%%

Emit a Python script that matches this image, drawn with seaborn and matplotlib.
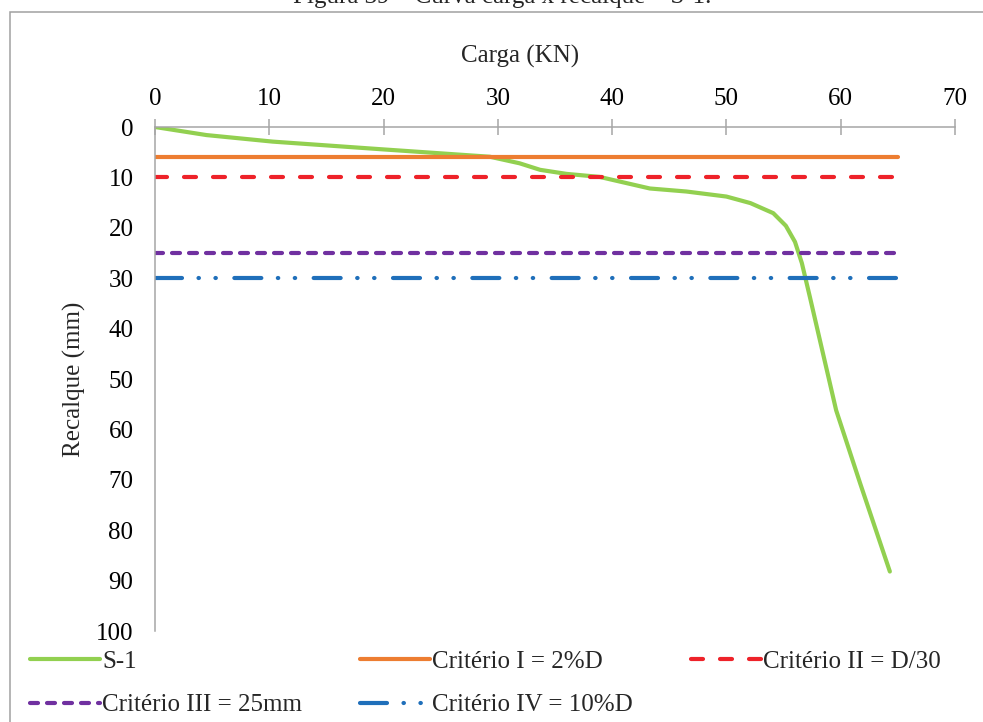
import matplotlib
matplotlib.use("Agg")
import matplotlib.pyplot as plt
import seaborn as sns
import pandas as pd
from matplotlib.patches import Rectangle

# ---- data ----
carga = [0, 4.5, 10.3, 19.7, 29.3, 31.9, 33.7, 36.0, 38.9, 43.3, 46.5, 50.0,
         52.1, 54.1, 55.2, 56.0, 56.6, 57.3, 59.6, 61.7, 64.3]
recalque = [0, 1.6, 2.9, 4.4, 5.9, 7.2, 8.5, 9.3, 9.9, 12.2, 12.8, 13.8,
            15.1, 17.1, 19.6, 22.8, 27.0, 33.7, 56.2, 70.7, 88.2]
criterio_nomes = ["Critério I = 2%D", "Critério II = D/30",
                  "Critério III = 25mm", "Critério IV = 10%D"]
criterio_valores = [6, 10, 25, 30]
criterio_x = [0, 65]
x_ticks = [0, 10, 20, 30, 40, 50, 60, 70]
y_ticks = [0, 10, 20, 30, 40, 50, 60, 70, 80, 90, 100]

sns.set_style("white")
plt.rcParams["font.family"] = ["Liberation Serif", "DejaVu Serif"]
plt.rcParams["lines.scale_dashes"] = False

FS = 18
GRAY = "#A6A6A6"
W, H = 983, 722
fig = plt.figure(figsize=(W / 100, H / 100), dpi=100)
ax = fig.add_axes([155 / W, 1 - 631 / H, 800 / W, 504 / H])

px = 0.72  # points per pixel
styles = [
    dict(color="#ED7D31", dashes=None),
    dict(color="#EE2229", dashes=(0, (12 * px, 17 * px))),
    dict(color="#7030A0", dashes=(0, (8 * px, 9 * px))),
    dict(color="#1F6FBA", dashes=(0, (27 * px, 16.5 * px, 0.3, 16.5 * px, 0.3, 18.5 * px))),
]

handles = {}
df = pd.DataFrame({"Carga": carga, "Recalque": recalque})
sns.lineplot(data=df, x="Carga", y="Recalque", sort=False, ax=ax,
             color="#92D050", lw=3.0, label="S-1", solid_capstyle="round",
             solid_joinstyle="round")
handles["S-1"] = ax.get_lines()[-1]

for nome, val, st in zip(criterio_nomes, criterio_valores, styles):
    d = pd.DataFrame({"x": criterio_x, "y": [val, val]})
    kw = dict(color=st["color"], lw=3.0, label=nome,
              solid_capstyle="round", dash_capstyle="round")
    sns.lineplot(data=d, x="x", y="y", ax=ax, **kw)
    ln = ax.get_lines()[-1]
    if st["dashes"] is not None:
        ln.set_linestyle(st["dashes"])
    handles[nome] = ln

ax.set_xlim(0, 70)
ax.set_ylim(100, 0)
ax.set_xticks(x_ticks)
ax.set_yticks(y_ticks)
ax.xaxis.tick_top()
ax.xaxis.set_label_position("top")
ax.tick_params(axis="x", direction="inout", length=11, width=1.1, color=GRAY,
               labelsize=FS, pad=7, labelcolor="#000000")
ax.tick_params(axis="y", direction="inout", length=11, width=1.1, color=GRAY,
               labelsize=FS, pad=10, labelcolor="#000000")
for s in ["right", "bottom"]:
    ax.spines[s].set_visible(False)
for s in ["top", "left"]:
    ax.spines[s].set_color(GRAY)
    ax.spines[s].set_linewidth(1.1)

ax.set_xlabel("Carga (KN)", fontsize=FS)
ax.set_ylabel("Recalque (mm)", fontsize=FS)
ax.xaxis.set_label_coords((520 - 155) / 800, (631 - 63) / 504)
ax.yaxis.set_label_coords((86 - 155) / 800, 0.5)

if ax.get_legend() is not None:
    ax.get_legend().remove()

order = ["S-1", "Critério III = 25mm", "Critério I = 2%D",
         "Critério IV = 10%D", "Critério II = D/30"]
fig.legend([handles[k] for k in order], order, ncol=3, frameon=False,
           loc="upper left", bbox_to_anchor=(30 / W, 1 - 650 / H),
           borderpad=0, borderaxespad=0, handlelength=2.8,
           handletextpad=0.1, columnspacing=2.3, labelspacing=0.85,
           fontsize=FS)

# figure border (cut off at right and bottom)
fig.patches.append(Rectangle((10 / W, -0.05), 1.2, 1 - 11.5 / H + 0.05,
                             transform=fig.transFigure, fill=False,
                             edgecolor="#A0A0A0", lw=1.1))
fig.text(502 / W, 1 - 3.5 / H, "Figura 39 – Curva carga x recalque – S-1.",
         ha="center", va="baseline", fontsize=FS)

fig.savefig("out.png", dpi=100)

%%

### Exercise objective
Pictures excluded, repeat exactly the lines from the top of the material through the line with "from matplotlib.patches import Rectangle", including both of those lines.

### Answer for this exercise
Emit a Python script that matches this image, drawn with seaborn and matplotlib.
import matplotlib
matplotlib.use("Agg")
import matplotlib.pyplot as plt
import seaborn as sns
import pandas as pd
from matplotlib.patches import Rectangle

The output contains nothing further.